The structure of the story consists of two major story arcs, the first covering episodes 1-6 and the second covering episodes 8-13, which each correspond to one of the first two novels. Sandwiched in between is “Wolf and a Tail of Happiness,” an essentially plotless interim episode which explores another aspect of trade economics and is most significant for explaining Holo’s modifications to her apparel between the first and second arcs. It was skipped in the original TV broadcast, instead being offered only as a DVD release special, but is included in proper order here. The commonly-cited minor knock against the writing generated by this structure is that the two novel-based arcs have repetitive structures: new characters are introduced in the first couple of episodes, the middle episodes involve Lawrence getting in deep in some kind of trade scheme that ultimately turns deadly-dangerous, and Holo has to take on her wolf form in the last episode to help bail out the situation. Given how much else Hasekura’s original writing and Naruhisa Arakawa’s screenplay adaptation do right, though, this fault can be overlooked. The sharp, witty byplay between Lawrence and Holo never gets old, the characterizations are a delight, and the plotting smoothly transitions between its typical leisurely pace and the more tense parts.
While the series has few true action scenes, it shows off its attention to animation detail in more subtle ways. The twitch of Holo’s ears, or the swaying of her tail, in response to certain stimuli may seem like innocuous details but contribute to her character just as much as anything she says and can certainly help endear her to viewers. The animation also gives both Holo and Lawrence an unusually high variety of facial expressiveness by anime standards, though it takes some shortcuts elsewhere. Studio IMAGIN, which has not taken the lead on any other anime likely to be widely-recognized by American fans, does a fine job with that and other aspects of the show, especially Holo’s intimidating wolf form, while retaining the visual style seen in the illustrations in the original novels. The artistry is arguably the series’ weakest aspect, but even so it still presents distinctive and nicely-rendered characters set against convincingly European Middle Ages-styled backgrounds and with amusing little details, such as the miniature barrel-shaped mugs (complete with a “to go” stopper) seen late in the series. A slightly more earthy color scheme also helps. The lack of nipples shown in Holo’s nude scenes is a throwback to an earlier era when such accommodation for TV-broadcasted series was more common; unlike with most recent series, which have made a habit of artificially obscuring things for the TV broadcast only to reveal them in the DVD release, the DVD version has not been spruced up.

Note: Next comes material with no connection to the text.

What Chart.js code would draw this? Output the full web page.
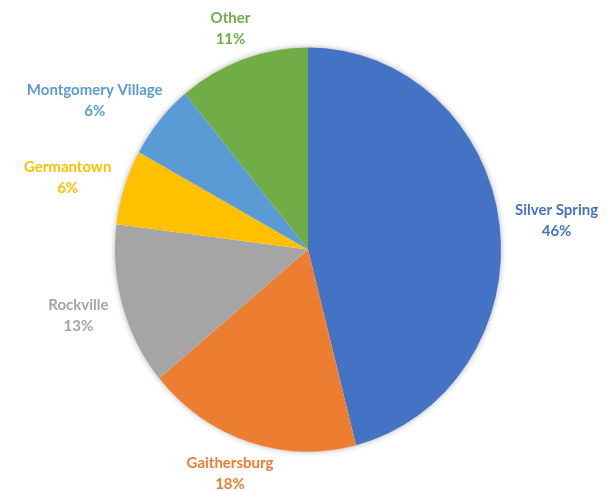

If the artistry is the production’s weakest aspect, the soundtrack may be its strongest. Yuuji Yoshino, whose only previous soundtrack effort of note was for .hack//Legend Of The Twilight, turns in an amazing effort here by producing one of the most novel and distinctive soundtracks ever likely to turn up in an anime. It grounds itself primarily in fiddle and accordion pieces occasionally complemented by banjo and/or mandolin, with recorder instrumentals for more playful moments and airy vocals for mystical moments, together creating a very folksy sound which suits the series supremely well. The melancholy “Tabi no Tochū” by Natsumi Kiyoura, which opens each episode, speaks to the underlying loneliness of Holo and Lawrence with both song and lyrics, while regular Engrish closer “Ringo Biyori ~The Wolf Whistling Song” provides an excellent closing complement by speaking to the series’ less serious side. That this series’ soundtrack is not commercially available in the States is criminal.
English voice actress Brina Palencia had big shoes to fill as Holo, as Ami Koshimizu’s original rendition is one of the finest female seiyuu performances in recent years, but she handles it as well as can reasonably be expected. Her take on Holo gives the character a certain haughtiness which seems perfectly in line with Holo’s personality, albeit at the sacrifice of the archaic style of speaking Holo had in the original performance. Brina hits all of the right emotional notes, though, and is generally on the mark with the quick, subtle shifts of tone and temper in Holo’s fickle demeanor. J. Michael Tatum is a fine fit as Lawrence, as is Leah Clark in a key second-arc supporting role as Nora and John Burgmeier in a first-arc role as Zheren, with other significant supporting roles varying from mediocre to excellent in casting and performance. Both dubs clearly use recordings of actual wolf howls for scenes where Holo gives voice to her wolf side. The English script does some modifications in places, such as glossing over a couple of references to the name of Horo’s home town (not so important in this first series, but much moreso in the second) and clearly putting into words one event in episode 13 which is only implied in the subtitles and original dub, but the only change likely to be a significant issue is one scene near the end where changing what Holo says causes her pose in the scene to lose context. Another slight issue is a scene where a fellow merchant calls Lawrence a “son of a gun” in both the English dub and subtitles, which may be an equivalent idiom but creates an anachronism given the apparent Renaissance era-patterned setting. (That idiom did not come into use until the 1700s.)
Funimation’s release of the title includes no Extras beyond clean opener and closer on the second disk and some interior cover art; a shame, since an audio commentary on this one might have been interesting. Unlike most of Funi’s seasonal boxed sets, this one comes in a regular DVD case with the first DVD on a hinged plastic divider. In the past such attempts have generally not worked well because the hinges easily break, but this one seems much sturdier. The front cover uses the original cover artwork for the second Japanese DVD, while the back cover uses cover artwork from the first Japanese DVD but with the green field in the background exchanged for a field of ripened wheat. Notably, this artwork shows Horo in younger-looking and more innocent poses than what she ever appears as in the series.
The naked wolf girl might get your attention, but the wonderful character dynamics and unique plots will keep you coming back. For those who have not yet had enough, a second season widely-acknowledged as being even better awaits. Help encourage Funimation to license that one, too.
Overall (dub) : A-
Overall (sub) : A-
Story : A-
Animation : B+
Art : B+
Music : A
+ Holo, byplay between lead characters, unique plots, musical score.
− Repetitive plot structure in its two arcs, climactic events feel a bit like bail-outs.